— Stated task —
Only the lines from the start of the data through the line with "const titleText = 'Broj';" belong in the copy. Restate them word for word, minus the pictures.

(Source code of charts)

____

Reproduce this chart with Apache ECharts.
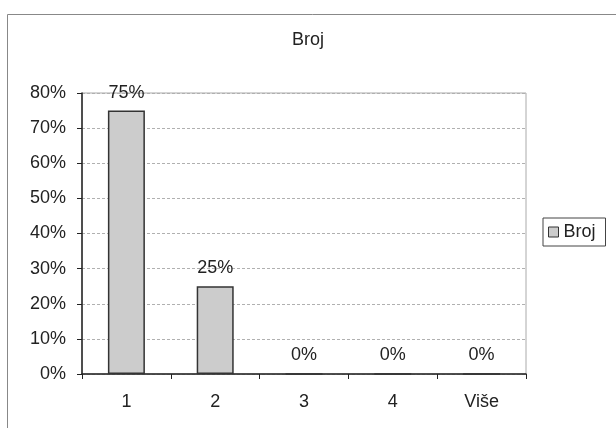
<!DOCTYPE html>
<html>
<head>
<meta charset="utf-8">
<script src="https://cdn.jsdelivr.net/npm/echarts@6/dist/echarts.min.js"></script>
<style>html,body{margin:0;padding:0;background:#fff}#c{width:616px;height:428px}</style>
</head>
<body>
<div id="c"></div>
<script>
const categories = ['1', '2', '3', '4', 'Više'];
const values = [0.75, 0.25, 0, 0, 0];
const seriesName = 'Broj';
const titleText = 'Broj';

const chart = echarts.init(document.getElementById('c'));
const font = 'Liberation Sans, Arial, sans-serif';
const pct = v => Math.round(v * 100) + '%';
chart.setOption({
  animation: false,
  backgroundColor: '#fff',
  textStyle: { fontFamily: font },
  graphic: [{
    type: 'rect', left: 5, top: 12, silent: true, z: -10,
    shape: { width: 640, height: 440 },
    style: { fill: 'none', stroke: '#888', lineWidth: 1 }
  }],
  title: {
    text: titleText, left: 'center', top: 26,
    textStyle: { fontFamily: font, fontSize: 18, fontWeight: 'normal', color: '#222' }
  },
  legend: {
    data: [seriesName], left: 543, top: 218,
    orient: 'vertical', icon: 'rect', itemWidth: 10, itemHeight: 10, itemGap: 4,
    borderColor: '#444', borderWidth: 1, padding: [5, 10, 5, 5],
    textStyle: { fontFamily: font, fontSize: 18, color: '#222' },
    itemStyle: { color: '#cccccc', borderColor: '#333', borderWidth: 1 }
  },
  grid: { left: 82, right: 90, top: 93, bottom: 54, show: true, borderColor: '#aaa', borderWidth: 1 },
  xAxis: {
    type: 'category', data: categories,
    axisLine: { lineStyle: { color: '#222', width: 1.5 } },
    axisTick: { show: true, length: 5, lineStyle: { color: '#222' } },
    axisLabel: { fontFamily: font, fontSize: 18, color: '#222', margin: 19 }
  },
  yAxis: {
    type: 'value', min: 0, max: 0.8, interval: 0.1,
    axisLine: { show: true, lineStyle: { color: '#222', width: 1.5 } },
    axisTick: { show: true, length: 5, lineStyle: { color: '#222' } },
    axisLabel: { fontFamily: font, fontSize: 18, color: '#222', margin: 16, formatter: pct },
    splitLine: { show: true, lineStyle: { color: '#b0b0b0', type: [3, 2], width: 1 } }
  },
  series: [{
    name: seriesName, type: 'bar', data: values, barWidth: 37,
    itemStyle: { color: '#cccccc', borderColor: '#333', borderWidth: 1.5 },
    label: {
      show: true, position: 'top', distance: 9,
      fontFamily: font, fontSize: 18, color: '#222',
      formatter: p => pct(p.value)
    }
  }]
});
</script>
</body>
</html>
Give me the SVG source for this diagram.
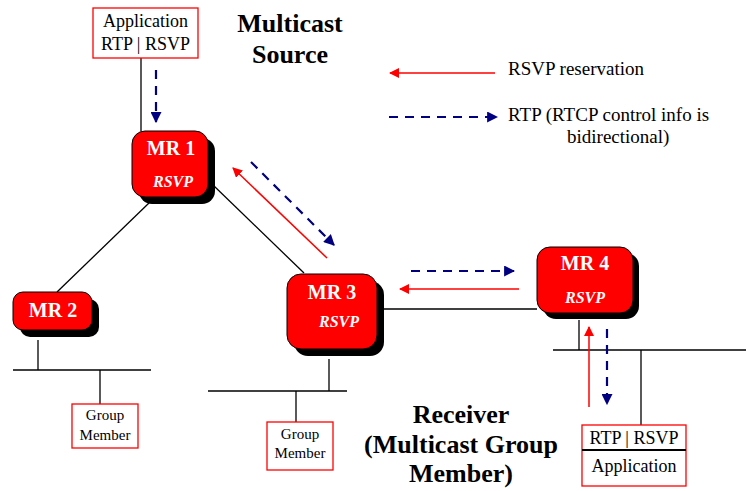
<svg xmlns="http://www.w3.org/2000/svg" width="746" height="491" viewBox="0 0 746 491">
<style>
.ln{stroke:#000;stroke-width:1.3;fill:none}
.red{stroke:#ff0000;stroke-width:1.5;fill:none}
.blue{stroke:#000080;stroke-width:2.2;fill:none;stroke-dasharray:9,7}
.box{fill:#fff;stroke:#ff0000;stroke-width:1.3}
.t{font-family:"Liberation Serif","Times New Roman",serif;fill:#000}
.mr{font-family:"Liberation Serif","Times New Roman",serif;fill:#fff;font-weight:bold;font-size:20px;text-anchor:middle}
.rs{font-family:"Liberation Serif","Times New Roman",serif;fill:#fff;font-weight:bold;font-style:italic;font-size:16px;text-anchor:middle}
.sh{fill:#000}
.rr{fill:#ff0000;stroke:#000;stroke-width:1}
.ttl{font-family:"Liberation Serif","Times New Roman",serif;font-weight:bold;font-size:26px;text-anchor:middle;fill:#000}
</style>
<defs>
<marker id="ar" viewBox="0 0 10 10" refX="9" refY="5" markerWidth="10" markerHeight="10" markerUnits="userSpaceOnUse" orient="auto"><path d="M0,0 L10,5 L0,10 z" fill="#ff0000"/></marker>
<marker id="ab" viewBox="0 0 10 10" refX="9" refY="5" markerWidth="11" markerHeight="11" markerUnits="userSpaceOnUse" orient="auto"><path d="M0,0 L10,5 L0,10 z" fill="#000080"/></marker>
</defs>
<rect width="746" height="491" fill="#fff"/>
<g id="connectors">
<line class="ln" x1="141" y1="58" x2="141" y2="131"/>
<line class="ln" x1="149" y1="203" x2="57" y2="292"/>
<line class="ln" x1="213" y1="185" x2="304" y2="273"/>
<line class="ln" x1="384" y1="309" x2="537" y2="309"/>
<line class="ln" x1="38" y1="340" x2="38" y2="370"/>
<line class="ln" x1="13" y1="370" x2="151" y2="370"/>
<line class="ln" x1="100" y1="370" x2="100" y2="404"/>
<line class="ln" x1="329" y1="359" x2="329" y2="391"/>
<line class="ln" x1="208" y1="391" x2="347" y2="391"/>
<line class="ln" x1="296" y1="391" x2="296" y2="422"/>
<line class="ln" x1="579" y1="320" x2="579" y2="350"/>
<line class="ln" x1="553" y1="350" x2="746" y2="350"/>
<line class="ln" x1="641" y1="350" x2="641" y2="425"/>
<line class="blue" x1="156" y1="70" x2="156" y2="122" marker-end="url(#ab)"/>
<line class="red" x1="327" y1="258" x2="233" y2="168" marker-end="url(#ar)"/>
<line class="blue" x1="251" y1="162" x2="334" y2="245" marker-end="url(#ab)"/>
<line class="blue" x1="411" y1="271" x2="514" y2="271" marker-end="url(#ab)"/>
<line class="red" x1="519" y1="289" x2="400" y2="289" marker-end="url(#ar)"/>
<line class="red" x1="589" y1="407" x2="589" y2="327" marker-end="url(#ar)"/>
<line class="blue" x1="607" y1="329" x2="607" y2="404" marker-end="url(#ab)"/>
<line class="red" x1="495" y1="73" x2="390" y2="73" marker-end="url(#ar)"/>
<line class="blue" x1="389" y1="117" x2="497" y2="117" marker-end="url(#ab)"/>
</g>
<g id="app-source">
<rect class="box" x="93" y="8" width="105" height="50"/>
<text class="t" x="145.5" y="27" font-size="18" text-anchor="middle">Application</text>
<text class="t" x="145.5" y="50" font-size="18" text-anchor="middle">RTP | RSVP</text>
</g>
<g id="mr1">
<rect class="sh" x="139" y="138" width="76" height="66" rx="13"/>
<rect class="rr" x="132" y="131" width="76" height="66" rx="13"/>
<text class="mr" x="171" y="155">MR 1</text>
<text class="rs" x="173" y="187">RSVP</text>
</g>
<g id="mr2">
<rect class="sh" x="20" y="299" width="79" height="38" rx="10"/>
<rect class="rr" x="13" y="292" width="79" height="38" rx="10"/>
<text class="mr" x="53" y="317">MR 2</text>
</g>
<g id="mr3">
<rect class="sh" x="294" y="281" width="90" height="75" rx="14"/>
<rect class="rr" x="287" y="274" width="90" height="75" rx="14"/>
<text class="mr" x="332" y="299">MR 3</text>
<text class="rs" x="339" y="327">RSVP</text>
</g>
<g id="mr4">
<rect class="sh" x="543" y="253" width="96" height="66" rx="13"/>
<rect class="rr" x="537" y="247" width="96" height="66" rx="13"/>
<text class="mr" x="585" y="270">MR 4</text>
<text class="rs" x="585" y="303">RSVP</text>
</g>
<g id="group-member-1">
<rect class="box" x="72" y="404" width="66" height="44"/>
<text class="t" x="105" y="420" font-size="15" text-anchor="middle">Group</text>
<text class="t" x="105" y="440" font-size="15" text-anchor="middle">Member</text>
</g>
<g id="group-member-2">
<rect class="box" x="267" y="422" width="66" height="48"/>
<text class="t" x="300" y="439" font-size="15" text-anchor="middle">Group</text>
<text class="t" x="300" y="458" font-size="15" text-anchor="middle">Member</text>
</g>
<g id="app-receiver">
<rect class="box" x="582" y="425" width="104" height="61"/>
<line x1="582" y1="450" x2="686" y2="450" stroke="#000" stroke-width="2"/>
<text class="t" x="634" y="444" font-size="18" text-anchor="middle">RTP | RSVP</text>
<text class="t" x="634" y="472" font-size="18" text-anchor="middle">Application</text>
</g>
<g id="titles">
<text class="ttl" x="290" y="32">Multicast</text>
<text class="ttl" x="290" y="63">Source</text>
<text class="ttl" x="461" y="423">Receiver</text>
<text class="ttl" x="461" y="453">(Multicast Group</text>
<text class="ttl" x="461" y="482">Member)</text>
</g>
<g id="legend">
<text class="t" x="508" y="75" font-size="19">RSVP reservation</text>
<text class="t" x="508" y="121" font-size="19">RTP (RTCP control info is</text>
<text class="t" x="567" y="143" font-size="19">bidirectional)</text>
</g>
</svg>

____

— Task answer —
Reproduce this chart with Apache ECharts.
<!DOCTYPE html>
<html>
<head>
<meta charset="utf-8">
<script src="https://cdn.jsdelivr.net/npm/echarts@6/dist/echarts.min.js"></script>
<style>html,body{margin:0;padding:0;background:#fff}#c{width:616px;height:428px}</style>
</head>
<body>
<div id="c"></div>
<script>
const categories = ['1', '2', '3', '4', 'Više'];
const values = [0.75, 0.25, 0, 0, 0];
const seriesName = 'Broj';
const titleText = 'Broj';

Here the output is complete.